帅 申 / North Automatic Control Technology Institute
俊慧 李 / North Automatic Control Technology Institute
经龙 牛 / North Automatic Control Technology Institute
蕃衍 薛 / North Automatic Control Technology Institute
晓红 武 / North Automatic Control Technology Institute
洪涛 王 / North Automatic Control Technology Institute
In the exploration and research of intelligent warfare, cross-domain combats have emerged as an effective means for system disruption and are considered the preferred mode of operation to achieve combat objectives. This study focuses on the reconnaissance-strike task scenario in cross-domain combat and addresses the issues of task prediction allocation and motion planning management in complex and uncertain environments.

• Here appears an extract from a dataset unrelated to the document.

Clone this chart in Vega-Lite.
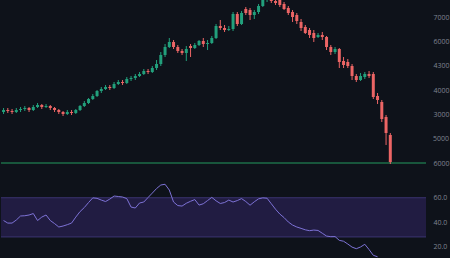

The research first elaborates on the complexity of task decision-making and the uncertainty of the battlefield environment from the perspectives of battlefield environment model parameterization and typical swarm reconnaissance-strike tasks. Subsequently, the study designs a generalized state space, reward function, action space, and policy network, while incorporating diverse rewards closely related to the reconnaissance-strike task. The action strategy output adopts a subject-verb-object structure to more accurately represent complex operations. The policy network employs an encoder-temporal aggregation-attention mechanism-decoder architecture to effectively integrate feature information. The study utilizes a deep reinforcement learning method based on proximal policy optimization (PPO-DRL) to solve the problem. Finally, simulation experiments validate the feasibility and effectiveness of decision-making for cross-domain combat entities performing reconnaissance-strike tasks under complex and uncertain conditions, demonstrating the intelligence of task prediction allocation and motion planning management.